O debate sobre o papel e a ação das plataformas como intermediários de nossa ação na rede precisa ser feito, mas talvez valha-se bem de um olhar reflexivo, que pode parecer ultrapassado, mas que recorre a conceitos básicos. Houve (e ainda há!) uma categoria de intermediários que deveria seguir imune e, penso, devia ser estimulada: a dos que se limitam ao clássico papel de apenas carregar a mensagem, ignorando seu conteúdo. Na velha telefonia e no correio em papel é vedado ao portador o conteúdo do que carrega.
Com o poder da tecnológia e com o atrativo valor de dados e meta-dados, essa categoria de intermediários clássicos mirrou. E, estranhamento, ao invés de estimulos, a categoria pode até sofrer reveses a partir de “boas intenções” de governos.Se em seu início a Internet nunca se preocupou com o monitoramento/captura de mensagens, com o crescimento do número de usuários e sua concentração em plataformas, essa preocupação voltou forte: basta relembrar o caso Snowden e implicações. Assim, uma ferramente antiga algo esquecida reaparece como possível solução para a privacidade de conteúdos: o uso de criptografia forte. Sem dúvida, esse “forte” pode até ser redefinido com tecnologias novas, mas fica claro que o usuário quer se proteger. Mais que isso, aplicativos de mensageria que buscam atrair esses usuários cautelosos, anunciam criptografia forte ponta-a-ponta como proteção, e que nem eles (os aplicativos) podem ter acesso ao conteúdo.
Se do lado brasileiro a LGPD vem como uma forma muito importante de proteger dados, mesmo que o conteúdo em si da comunicação não esteja muito em pauta, à guisa do combate ao crime há governos que passaram leis obrigando os intermediários a criar uma “porta dos fundos” que permita a leitura do que estiver criptografado. Sem entrar no mérito moral da decisão (certamente, a muitos ela parece eticamente descabida), há restrições técnicas bastante claras. Ora, se há um subterfúgio para acessar conteúdo criptografado, seria no mínimo ingênuo achar que essa “porta” não será usada também por outros atores menos nobres…
Nesta semana soube-se de efeito colateral de tais leis: na Inglaterra, onde uma lei que existe desde 2016 obriga um fornecedor de mensageria com criptografia forte a criar uma “porta” de acesso ao governo.
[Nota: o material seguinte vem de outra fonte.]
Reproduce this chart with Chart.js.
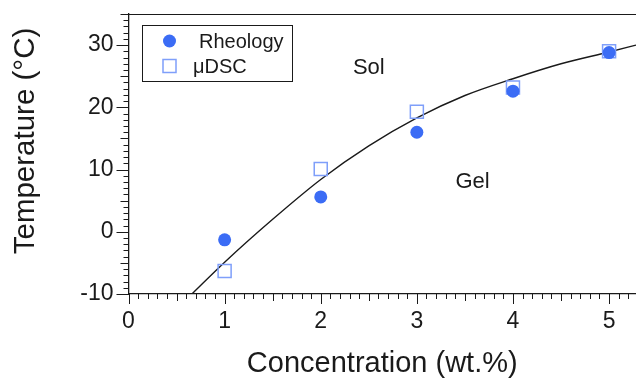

Um operador (Apple) que fornece esse tipo de proteção ao usuário decidiu-se por desabilitar criptografia para os usuários ingleses. Afinal seria uma desonestidade anunciar uma criptografia forte, ao mesmo tempo em que se cria uma brecha de acesso. Mesmo que hoje a “porta dos fundos” esteja apenas nas mãos do governo inglês, não demorá muito até ela ser descoberta pelos que vão querer usá-la para o mal. Afinal, se há uma brecha de segurança, alguém a explorará. Com isso o tiro sai pela culatra e parte dos usuários perde a possibilidade de usar criptografia forte, dado que, com a criação obrigatória da brecha, não há como garantir que ela continue “forte”. Como reza o velho adágio, “o caminho do inferno está atapetado de boas intenções”.